A few gentle things to avoid
It helps to resist the urge to include everything. Too many themes, readings, or stories can dilute the moment. A ceremony does not need to carry your whole relationship history. It only needs to reveal its essence.
Try not to write for applause. A funny line can be wonderful, but a string of performative jokes can keep the ceremony at the surface. The same is true of trying to force tears with overly dramatic wording. The strongest emotion usually comes from honest language, not heightened language.
It is also wise to think about privacy. Some personal details are moving because they are intimate. Others are better held close. If a story would make one of you tense when spoken publicly, it does not belong in the ceremony no matter how meaningful it feels on paper.

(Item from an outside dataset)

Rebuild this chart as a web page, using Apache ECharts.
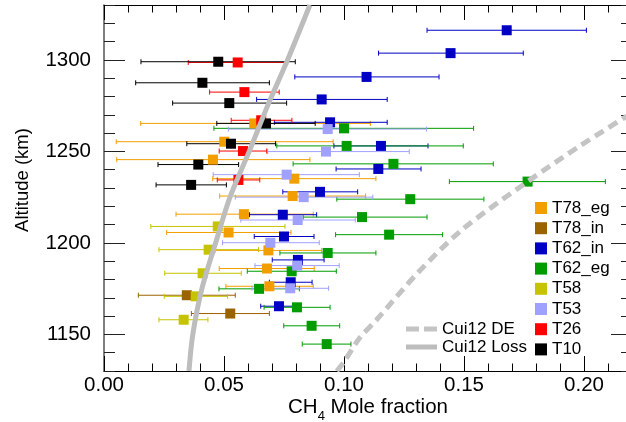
<!DOCTYPE html>
<html>
<head>
<meta charset="utf-8">
<script src="https://cdn.jsdelivr.net/npm/echarts@6/dist/echarts.min.js"></script>
<style>
  html, body { margin: 0; padding: 0; background: #fff; }
  #chart { width: 626px; height: 422px; }
</style>
</head>
<body>
<div id="chart"></div>
<script>
// 每行: [高度 km, 摩尔分数, 误差下限, 误差上限]
const T78_eg = [
  [1265.3, 0.0626, 0.0153, 0.111], [1255.3, 0.0501, 0.0051, 0.0955],
  [1245.5, 0.0454, 0.0053, 0.0858], [1235.1, 0.0793, 0.0453, 0.1133],
  [1225.6, 0.0786, 0.0482, 0.109], [1215.7, 0.0583, 0.030, 0.0872],
  [1205.7, 0.0519, 0.0261, 0.0779], [1195.9, 0.0685, 0.0463, 0.0907],
  [1186.0, 0.0679, 0.048, 0.0876], [1176.3, 0.0689, 0.0508, 0.0872]
]
const T78_in = [
  [1171.4, 0.0345, 0.0143, 0.0547], [1161.4, 0.0526, 0.0364, 0.0689]
]
const T62_in = [
  [1316.2, 0.1678, 0.1346, 0.201], [1303.7, 0.1444, 0.1144, 0.1747],
  [1290.7, 0.1094, 0.0795, 0.1396], [1278.4, 0.0907, 0.0636, 0.118],
  [1265.9, 0.0942, 0.071, 0.118], [1253.0, 0.1154, 0.0958, 0.135],
  [1240.4, 0.1143, 0.0967, 0.1321], [1227.9, 0.090, 0.0745, 0.1057],
  [1215.4, 0.0745, 0.0606, 0.0886], [1203.5, 0.075, 0.0626, 0.0875],
  [1190.7, 0.0808, 0.0701, 0.0917], [1178.5, 0.0778, 0.0689, 0.0867],
  [1165.4, 0.0729, 0.0653, 0.080]
]
const T62_eg = [
  [1262.6, 0.100, 0.0458, 0.154], [1253.0, 0.1011, 0.072, 0.1497],
  [1243.2, 0.1206, 0.0788, 0.1622], [1233.5, 0.1765, 0.1439, 0.2089],
  [1223.9, 0.1276, 0.097, 0.1583], [1214.1, 0.1075, 0.083, 0.1346],
  [1204.5, 0.1188, 0.0965, 0.1411], [1194.5, 0.0932, 0.0733, 0.1133],
  [1184.5, 0.0782, 0.0597, 0.0968], [1174.9, 0.0646, 0.0479, 0.0814],
  [1164.8, 0.0804, 0.0667, 0.0942], [1154.7, 0.0865, 0.0749, 0.0982],
  [1144.7, 0.0928, 0.0826, 0.1029]
]
const T58 = [
  [1209.0, 0.0474, 0.0195, 0.0754], [1196.3, 0.0436, 0.0229, 0.0644],
  [1183.4, 0.0411, 0.0253, 0.0572], [1170.8, 0.0382, 0.0251, 0.0515],
  [1158.0, 0.0332, 0.0229, 0.0433]
]
const T53 = [
  [1262.2, 0.0932, 0.0518, 0.1344], [1249.9, 0.0925, 0.0682, 0.1272],
  [1237.3, 0.0761, 0.0455, 0.1064], [1225.0, 0.0832, 0.0547, 0.112],
  [1212.5, 0.0807, 0.057, 0.1047], [1200.1, 0.0693, 0.0494, 0.0897],
  [1187.6, 0.0805, 0.0629, 0.098], [1175.2, 0.0776, 0.0617, 0.0936]
]
const T26 = [
  [1298.6, 0.0557, 0.0351, 0.0765], [1282.4, 0.0585, 0.044, 0.073],
  [1267.0, 0.0655, 0.053, 0.0783], [1250.2, 0.0579, 0.048, 0.0678],
  [1234.4, 0.056, 0.0472, 0.0649]
]
const T10 = [
  [1299.0, 0.0476, 0.0154, 0.0797], [1287.5, 0.041, 0.0132, 0.0689],
  [1276.4, 0.0522, 0.0286, 0.0761], [1265.3, 0.0675, 0.047, 0.088],
  [1254.2, 0.0529, 0.0345, 0.0715], [1242.8, 0.0393, 0.0225, 0.0561],
  [1231.7, 0.0363, 0.0217, 0.051]
]

// Cui12 模型曲线
const lossX = [0.0354, 0.0370, 0.0408, 0.0465, 0.0525, 0.0605, 0.0682, 0.0765, 0.0858]
const lossY = [1130, 1150, 1175, 1200, 1225, 1250, 1275, 1300, 1330]
const deX = [0.0970, 0.1000, 0.1065, 0.1136, 0.1303, 0.1490, 0.1765, 0.1983, 0.2200]
const deY = [1130, 1135, 1148, 1158, 1183, 1207, 1233.5, 1253, 1271]

// 刻度
const xMajor = [0, 0.05, 0.10, 0.15, 0.20]
const yMajor = [1150, 1200, 1250, 1300]

const groups = [
  { name: 'T78_eg', rows: T78_eg, color: '#f29e00' },
  { name: 'T78_in', rows: T78_in, color: '#9a6300' },
  { name: 'T62_in', rows: T62_in, color: '#0000c4' },
  { name: 'T62_eg', rows: T62_eg, color: '#009c00' },
  { name: 'T58', rows: T58, color: '#c6c400' },
  { name: 'T53', rows: T53, color: '#a0a0ff' },
  { name: 'T26', rows: T26, color: '#ff0000' },
  { name: 'T10', rows: T10, color: '#000000' }
]

const FONT = "'Liberation Sans', Arial, sans-serif"
const LEGEND_FONT = 17

function xAxisOf(pos, major) {
  return {
    type: 'value', position: pos, min: 0, max: 0.22, interval: 0.01,
    axisLine: { show: major, onZero: false, lineStyle: { color: '#000', width: 1 } },
    axisTick: {
      show: true, inside: true, length: major ? 15 : 7.5,
      customValues: major ? xMajor : undefined,
      lineStyle: { color: '#000', width: 1 }
    },
    axisLabel: {
      show: major && pos === 'bottom', customValues: xMajor, margin: 4,
      color: '#000', fontSize: 20.5, fontFamily: FONT,
      formatter: v => v.toFixed(2)
    },
    splitLine: { show: false }
  }
}

function yAxisOf(pos, major) {
  return {
    type: 'value', position: pos, min: 1130, max: 1330, interval: 10,
    axisLine: { show: major, onZero: false, lineStyle: { color: pos === 'left' ? '#555' : '#000', width: pos === 'left' ? 1.5 : 1 } },
    axisTick: {
      show: true, inside: true, length: major ? 21 : 11,
      customValues: major ? yMajor : undefined,
      lineStyle: { color: '#222', width: 1 }
    },
    axisLabel: {
      show: major && pos === 'left', customValues: yMajor, margin: 13,
      color: '#000', fontSize: 20.5, fontFamily: FONT,
      formatter: v => String(v)
    },
    splitLine: { show: false }
  }
}

const series = []
series.push({
  name: 'Cui12 DE', type: 'line', xAxisIndex: 0, yAxisIndex: 0,
  data: deX.map((x, i) => [x, deY[i]]),
  symbol: 'none', smooth: 0.3, silent: true,
  itemStyle: { color: '#c4c4c4' },
  lineStyle: { color: '#c4c4c4', width: 5, type: [10, 6], cap: 'butt' }
})
series.push({
  name: 'Cui12 Loss', type: 'line', xAxisIndex: 0, yAxisIndex: 0,
  data: lossX.map((x, i) => [x, lossY[i]]),
  symbol: 'none', smooth: 0.3, silent: true,
  itemStyle: { color: '#bdbdbd' },
  lineStyle: { color: '#bdbdbd', width: 5 }
})

groups.forEach(g => {
  // 误差棒
  series.push({
    name: g.name + ' err', type: 'custom', xAxisIndex: 0, yAxisIndex: 0, silent: true,
    data: g.rows.map(r => [r[2], r[3], r[0]]),
    encode: { x: [0, 1], y: 2 },
    renderItem: function (params, api) {
      const a = api.coord([api.value(0), api.value(2)])
      const b = api.coord([api.value(1), api.value(2)])
      const h = 2.5
      const style = { stroke: g.color, lineWidth: 1 }
      return {
        type: 'group',
        children: [
          { type: 'line', shape: { x1: a[0], y1: a[1], x2: b[0], y2: b[1] }, style },
          { type: 'line', shape: { x1: a[0], y1: a[1] - h, x2: a[0], y2: a[1] + h }, style },
          { type: 'line', shape: { x1: b[0], y1: b[1] - h, x2: b[0], y2: b[1] + h }, style }
        ]
      }
    }
  })
  // 数据点
  series.push({
    name: g.name, type: 'scatter', xAxisIndex: 0, yAxisIndex: 0,
    data: g.rows.map(r => [r[1], r[0]]),
    symbol: 'rect', symbolSize: 10,
    itemStyle: { color: g.color, opacity: 1 }
  })
})

const chart = echarts.init(document.getElementById('chart'), null, { renderer: 'canvas' })
const option = {
  backgroundColor: '#ffffff',
  animation: false,
  grid: { left: 104, top: 5, width: 528, height: 366, containLabel: false, outerBoundsMode: 'none' },
  xAxis: [xAxisOf('bottom', true), xAxisOf('bottom', false), xAxisOf('top', true), xAxisOf('top', false)],
  yAxis: [yAxisOf('left', true), yAxisOf('left', false), yAxisOf('right', true), yAxisOf('right', false)],
  legend: [
    {
      data: groups.map(g => g.name),
      orient: 'vertical', left: 535, top: 198, padding: 0,
      itemWidth: 12, itemHeight: 12, itemGap: 0.2, icon: 'rect',
      selectedMode: false,
      textStyle: { color: '#000', fontSize: LEGEND_FONT, fontFamily: FONT, lineHeight: 20 }
    },
    {
      data: [
        { name: 'Cui12 DE', icon: 'path://M0,0h13v5h-13z M18,0h13v5h-13z' },
        { name: 'Cui12 Loss', icon: 'path://M0,0h31v5h-31z' }
      ],
      orient: 'vertical', left: 406, top: 320, padding: 0,
      itemWidth: 31, itemHeight: 5, itemGap: 0,
      selectedMode: false,
      textStyle: { color: '#000', fontSize: LEGEND_FONT, fontFamily: FONT, lineHeight: 18 }
    }
  ],
  graphic: [
    {
      type: 'text', x: 22.5, y: 180, rotation: Math.PI / 2,
      style: {
        text: 'Altitude (km)', fill: '#000', font: '18.5px ' + FONT,
        textAlign: 'center', textVerticalAlign: 'middle'
      }
    },
    {
      type: 'text', x: 368, y: 397,
      style: {
        text: '{n|CH}{s|4}{n| Mole fraction}', fill: '#000',
        textAlign: 'center', textVerticalAlign: 'top',
        rich: {
          n: { fontSize: 20.5, fontFamily: FONT, lineHeight: 26, verticalAlign: 'top', fill: '#000' },
          s: { fontSize: 13, fontFamily: FONT, lineHeight: 13, verticalAlign: 'bottom', fill: '#000' }
        }
      }
    }
  ],
  series: series
}
chart.setOption(option)
window.addEventListener('resize', () => { chart.resize() })
</script>
</body>
</html>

Write a unique wedding ceremony that still feels timeless
Original does not have to mean unconventional in every visible way. A ceremony can use a traditional structure and still feel deeply personal. It can honor family heritage while making room for inclusive language. It can be simple, elegant, and unmistakably yours.
The goal is not to impress your guests with creativity. The goal is to create a moment where your promises land fully in the room, and in your own hearts. When the wording is crafted with care, people feel it. They lean in. They remember it.
If you are trying to write a unique wedding ceremony, trust what is already present in your relationship. The love is not generic. The story is not generic. The ceremony should not be either. Start there, speak truthfully, and let the words become a place where your life together can begin in full view.